Milo’s training paces are fully personalized. Every pace target you see in a workout comes from one source: your Milo Run Score, which represents your current fitness level.
Your Milo Run Score is calculated from a strong race or time-trial result (5k, 10k, half marathon, or marathon). Using that score, Milo generates the six core training paces runners use to build speed, stamina, and efficiency.

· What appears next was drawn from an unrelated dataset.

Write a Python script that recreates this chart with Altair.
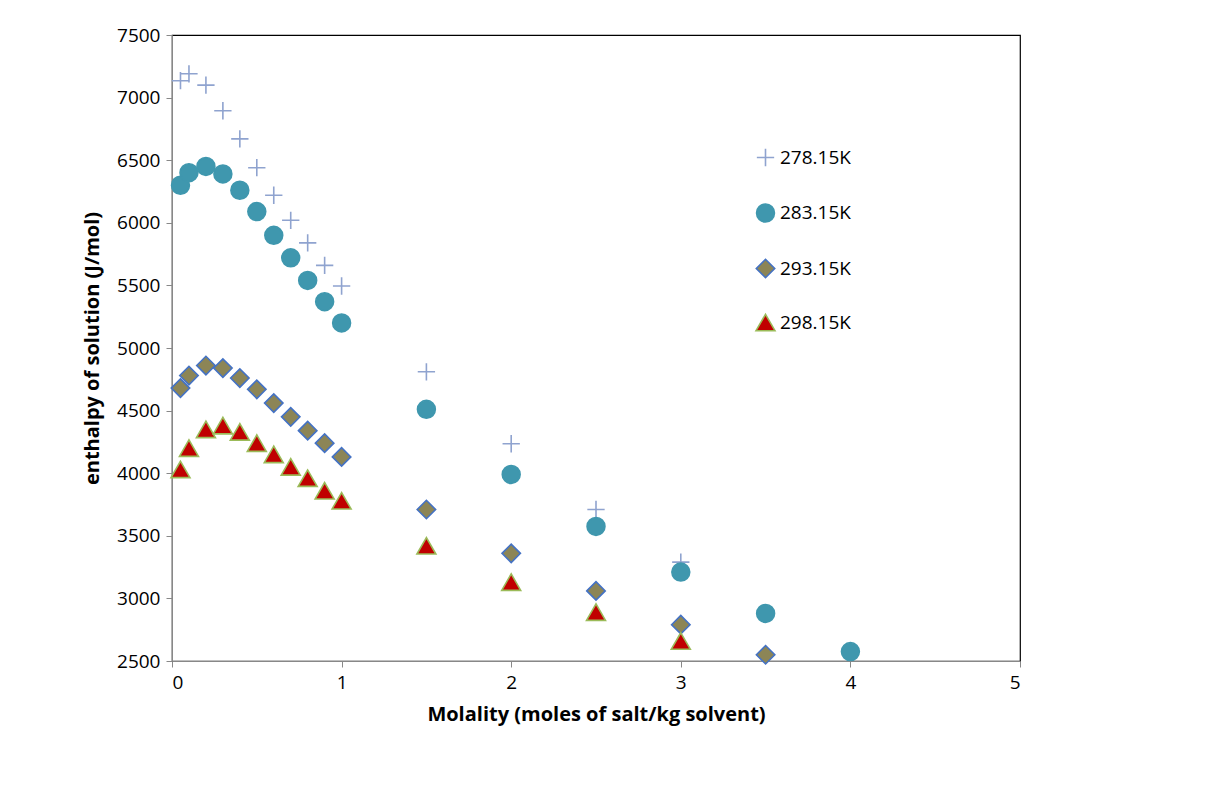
import altair as alt
import pandas as pd

x_low = [0.05, 0.1, 0.2, 0.3, 0.4, 0.5, 0.6, 0.7, 0.8, 0.9, 1.0]
x_high = [1.5, 2.0, 2.5, 3.0, 3.5, 4.0]

t278 = [7135, 7190, 7100, 6895, 6670, 6440, 6220, 6020, 5840, 5660, 5495, 4810, 4235, 3710, 3290]
t283 = [6300, 6400, 6450, 6390, 6260, 6090, 5900, 5720, 5540, 5370, 5200, 4510, 3990, 3575, 3210, 2880, 2575]
t293 = [4680, 4780, 4860, 4840, 4760, 4670, 4560, 4450, 4340, 4240, 4130, 3710, 3360, 3060, 2790, 2550]
t298 = [4030, 4200, 4350, 4380, 4330, 4240, 4150, 4050, 3960, 3860, 3780, 3420, 3130, 2890, 2660]

series = ["278.15K", "283.15K", "293.15K", "298.15K"]
xs = x_low + x_high
rows = []
for name, vals in zip(series, [t278, t283, t293, t298]):
    for m, h in zip(xs, vals):
        rows.append({"m": m, "h": h, "T": name})
df = pd.DataFrame(rows)

leg = alt.Legend(title=None, orient="none", legendX=583, legendY=113,
                 labelFontSize=19, labelFont="Open Sans", labelColor="black",
                 rowPadding=30, symbolStrokeWidth=1.6)

chart = alt.Chart(df).mark_point(filled=False, strokeWidth=1.6, opacity=1).encode(
    x=alt.X("m:Q", scale=alt.Scale(domain=[0, 5], nice=False),
            axis=alt.Axis(values=[0, 1, 2, 3, 4, 5], title="Molality (moles of salt/kg solvent)")),
    y=alt.Y("h:Q", scale=alt.Scale(domain=[2500, 7500], nice=False, zero=False),
            axis=alt.Axis(values=list(range(2500, 7501, 500)), format="d",
                          title="enthalpy of solution (J/mol)")),
    shape=alt.Shape("T:N", scale=alt.Scale(domain=series,
                    range=["M-1,0H1M0,-1V1", "circle", "diamond", "triangle-up"]), legend=leg),
    fill=alt.Fill("T:N", scale=alt.Scale(domain=series,
                  range=["transparent", "#3F97AE", "#8C8556", "#C00000"]), legend=leg),
    stroke=alt.Stroke("T:N", scale=alt.Scale(domain=series,
                      range=["#8FA3CF", "#3F97AE", "#4472C4", "#9BBB59"]), legend=leg),
    size=alt.Size("T:N", scale=alt.Scale(domain=series, range=[300, 360, 200, 230]), legend=leg),
).properties(
    width=848, height=626,
    autosize=alt.AutoSizeParams(type="none"),
    padding={"left": 164, "top": 27, "right": 180, "bottom": 120},
).configure_view(
    stroke="black", strokeWidth=1.2
).configure_axis(
    grid=False, domainColor="#888888", tickColor="#888888", tickSize=6,
    labelFontSize=19, labelFont="Open Sans", labelColor="black", labelPadding=6,
    titleFontSize=20, titleFont="Open Sans", titleColor="black", titleFontWeight="bold",
).configure_axisY(titlePadding=14).configure_axisX(titlePadding=12)

chart.save("out.html", embed_options={"renderer": "svg", "actions": False})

Below is a clear breakdown of each pace and what it trains.
Milo Training Paces
Recovery Pace
Your lightest, easiest effort.
Feels very easy
Builds blood flow and aids recovery
Lets you absorb harder sessions
Easy Pace
Your “all-day” aerobic pace. Most training happens here.
Conversational effort
Builds aerobic endurance
Ideal for long runs and daily mileage
Marathon Pace
A steady, controlled pace you could hold for a long time.
Not easy, not hard
Improves efficiency at moderate intensity
Important for half marathon and marathon training
Threshold Pace
A “comfortably hard” pace you could hold for about an hour.
Boosts stamina
Trains your body to handle metabolic stress
One of the most effective paces for getting faster
VO₂ Max Pace
Hard intervals lasting 2–5 minutes.
Trains your aerobic engine at its maximum capacity
Helps you run faster for longer
Sharpens speed and power while still aerobic
Speed Pace
Very fast, short repetitions with full recovery. Typically less than 2 minutes per active interval.
Improves top-end speed
Enhances neuromuscular efficiency
Helps refine form and running economy
Why your Milo Run Score matters
These paces only work if they reflect your fitness. That’s why the Milo Run Score is so important, it ensures each pace lands exactly where it should physiologically.
If your paces feel consistently too hard or too easy, you can adjust your Run Score by updating the race time in your settings. Milo recalculates all your paces instantly while keeping the correct relationships between zones.